====== Input material ======

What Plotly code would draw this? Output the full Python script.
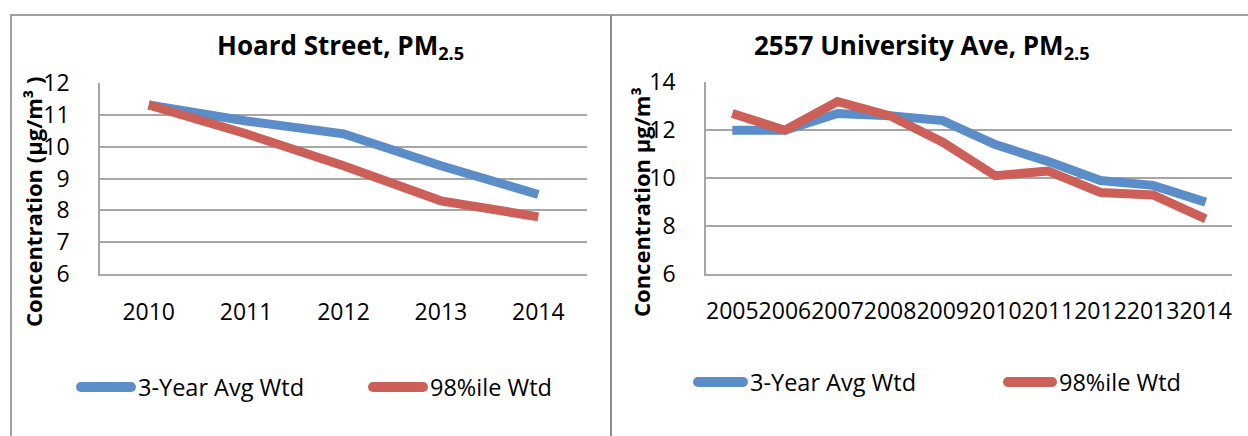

======
====== Input material ======

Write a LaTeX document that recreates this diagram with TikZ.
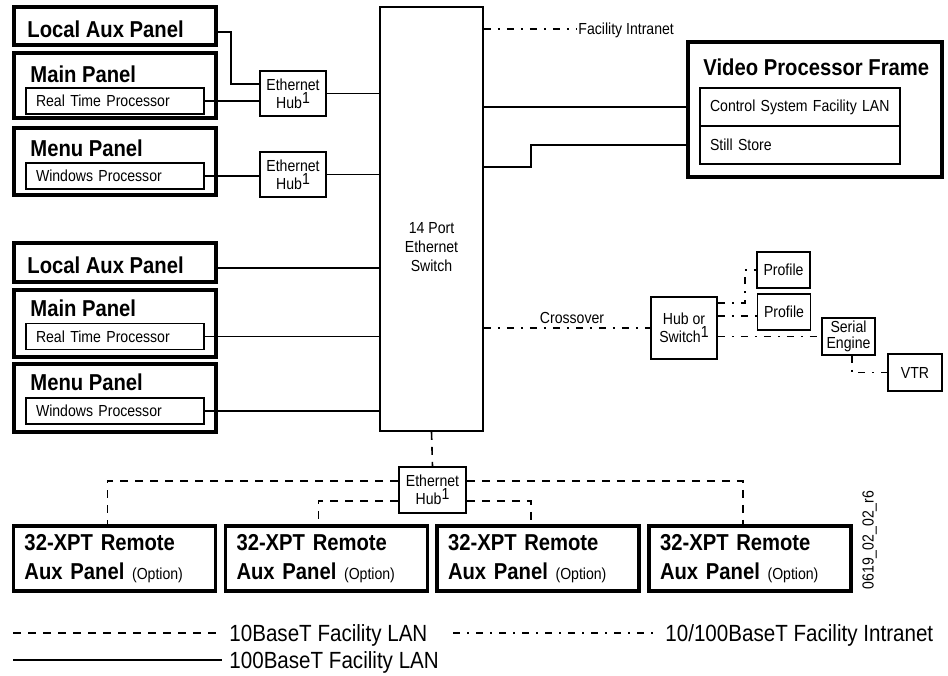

======
====== Input material ======

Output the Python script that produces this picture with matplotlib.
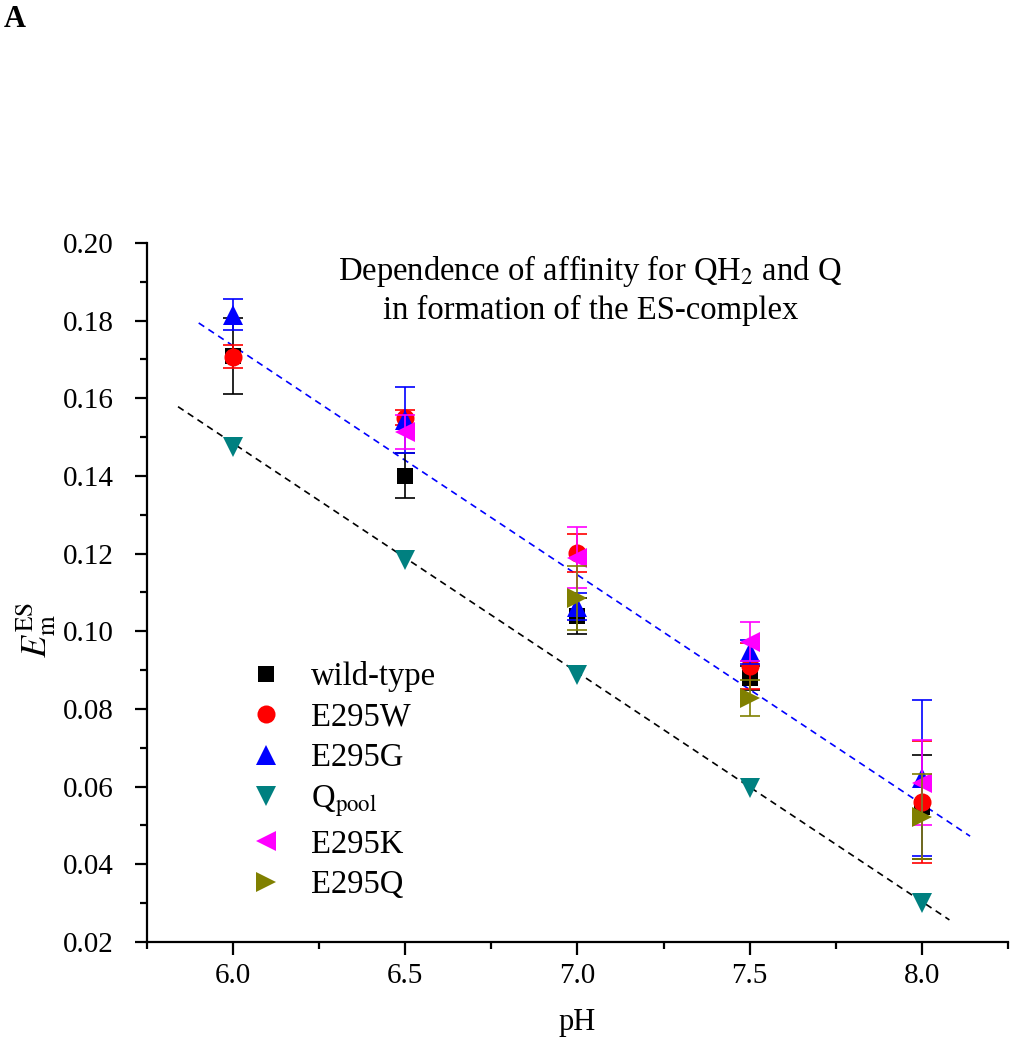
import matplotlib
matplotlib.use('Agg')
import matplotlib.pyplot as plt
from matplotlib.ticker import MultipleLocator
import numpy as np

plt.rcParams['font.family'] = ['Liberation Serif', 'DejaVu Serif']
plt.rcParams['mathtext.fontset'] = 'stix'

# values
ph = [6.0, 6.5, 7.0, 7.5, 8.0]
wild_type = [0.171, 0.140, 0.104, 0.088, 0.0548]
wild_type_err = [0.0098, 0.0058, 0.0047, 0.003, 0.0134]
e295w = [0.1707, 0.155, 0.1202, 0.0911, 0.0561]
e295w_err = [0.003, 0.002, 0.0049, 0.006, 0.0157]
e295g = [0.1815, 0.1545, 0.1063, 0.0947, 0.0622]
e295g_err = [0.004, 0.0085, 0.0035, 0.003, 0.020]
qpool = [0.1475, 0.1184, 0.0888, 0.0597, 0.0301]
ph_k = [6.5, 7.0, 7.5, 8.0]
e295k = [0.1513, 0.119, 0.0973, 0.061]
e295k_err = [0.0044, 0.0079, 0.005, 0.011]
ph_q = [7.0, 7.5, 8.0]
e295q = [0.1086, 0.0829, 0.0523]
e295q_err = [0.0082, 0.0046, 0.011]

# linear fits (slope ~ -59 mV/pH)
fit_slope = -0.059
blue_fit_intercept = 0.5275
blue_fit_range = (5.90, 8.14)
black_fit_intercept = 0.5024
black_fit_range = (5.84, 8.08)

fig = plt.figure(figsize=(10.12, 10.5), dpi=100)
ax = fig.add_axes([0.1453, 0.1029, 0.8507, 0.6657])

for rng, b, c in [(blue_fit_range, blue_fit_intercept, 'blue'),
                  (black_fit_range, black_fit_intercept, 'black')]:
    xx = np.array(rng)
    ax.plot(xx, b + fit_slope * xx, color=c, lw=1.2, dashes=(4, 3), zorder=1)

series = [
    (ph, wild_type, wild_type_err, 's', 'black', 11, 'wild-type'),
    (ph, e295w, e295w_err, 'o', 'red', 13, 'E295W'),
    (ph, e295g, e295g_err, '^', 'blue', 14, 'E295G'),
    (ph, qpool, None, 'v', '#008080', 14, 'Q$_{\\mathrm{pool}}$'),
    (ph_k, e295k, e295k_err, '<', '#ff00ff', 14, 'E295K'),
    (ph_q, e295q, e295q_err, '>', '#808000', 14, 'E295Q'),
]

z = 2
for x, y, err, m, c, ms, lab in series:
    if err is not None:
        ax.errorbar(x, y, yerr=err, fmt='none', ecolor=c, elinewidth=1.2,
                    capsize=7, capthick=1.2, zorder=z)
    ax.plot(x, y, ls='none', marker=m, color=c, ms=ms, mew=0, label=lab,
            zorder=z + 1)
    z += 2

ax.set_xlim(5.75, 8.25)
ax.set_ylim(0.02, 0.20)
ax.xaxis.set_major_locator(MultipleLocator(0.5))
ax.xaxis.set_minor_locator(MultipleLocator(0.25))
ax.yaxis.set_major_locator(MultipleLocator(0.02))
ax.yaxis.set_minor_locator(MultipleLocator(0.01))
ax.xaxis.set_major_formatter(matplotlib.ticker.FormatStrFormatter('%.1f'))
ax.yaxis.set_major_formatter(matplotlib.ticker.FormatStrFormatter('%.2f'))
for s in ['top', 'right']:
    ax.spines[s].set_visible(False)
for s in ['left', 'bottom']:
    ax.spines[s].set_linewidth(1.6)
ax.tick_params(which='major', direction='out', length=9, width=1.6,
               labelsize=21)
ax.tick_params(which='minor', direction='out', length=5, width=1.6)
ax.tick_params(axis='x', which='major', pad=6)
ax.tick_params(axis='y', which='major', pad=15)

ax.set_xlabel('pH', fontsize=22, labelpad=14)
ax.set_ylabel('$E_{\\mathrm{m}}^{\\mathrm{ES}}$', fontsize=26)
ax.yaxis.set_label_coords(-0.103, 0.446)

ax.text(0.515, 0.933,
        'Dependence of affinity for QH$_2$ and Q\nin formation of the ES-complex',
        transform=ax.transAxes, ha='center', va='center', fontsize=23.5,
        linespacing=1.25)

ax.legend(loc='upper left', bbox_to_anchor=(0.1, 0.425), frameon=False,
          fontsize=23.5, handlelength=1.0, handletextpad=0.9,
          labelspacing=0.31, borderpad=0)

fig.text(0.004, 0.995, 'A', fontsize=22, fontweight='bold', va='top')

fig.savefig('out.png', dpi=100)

======

Between the line with "Output the Python" and the line with "ax.plot(xx, b +", ends included, lies the span to copy exactly; copy nothing else and leave out the pictures.

Output the Python script that produces this picture with matplotlib.
import matplotlib
matplotlib.use('Agg')
import matplotlib.pyplot as plt
from matplotlib.ticker import MultipleLocator
import numpy as np

plt.rcParams['font.family'] = ['Liberation Serif', 'DejaVu Serif']
plt.rcParams['mathtext.fontset'] = 'stix'

# values
ph = [6.0, 6.5, 7.0, 7.5, 8.0]
wild_type = [0.171, 0.140, 0.104, 0.088, 0.0548]
wild_type_err = [0.0098, 0.0058, 0.0047, 0.003, 0.0134]
e295w = [0.1707, 0.155, 0.1202, 0.0911, 0.0561]
e295w_err = [0.003, 0.002, 0.0049, 0.006, 0.0157]
e295g = [0.1815, 0.1545, 0.1063, 0.0947, 0.0622]
e295g_err = [0.004, 0.0085, 0.0035, 0.003, 0.020]
qpool = [0.1475, 0.1184, 0.0888, 0.0597, 0.0301]
ph_k = [6.5, 7.0, 7.5, 8.0]
e295k = [0.1513, 0.119, 0.0973, 0.061]
e295k_err = [0.0044, 0.0079, 0.005, 0.011]
ph_q = [7.0, 7.5, 8.0]
e295q = [0.1086, 0.0829, 0.0523]
e295q_err = [0.0082, 0.0046, 0.011]

# linear fits (slope ~ -59 mV/pH)
fit_slope = -0.059
blue_fit_intercept = 0.5275
blue_fit_range = (5.90, 8.14)
black_fit_intercept = 0.5024
black_fit_range = (5.84, 8.08)

fig = plt.figure(figsize=(10.12, 10.5), dpi=100)
ax = fig.add_axes([0.1453, 0.1029, 0.8507, 0.6657])

for rng, b, c in [(blue_fit_range, blue_fit_intercept, 'blue'),
                  (black_fit_range, black_fit_intercept, 'black')]:
    xx = np.array(rng)
    ax.plot(xx, b + fit_slope * xx, color=c, lw=1.2, dashes=(4, 3), zorder=1)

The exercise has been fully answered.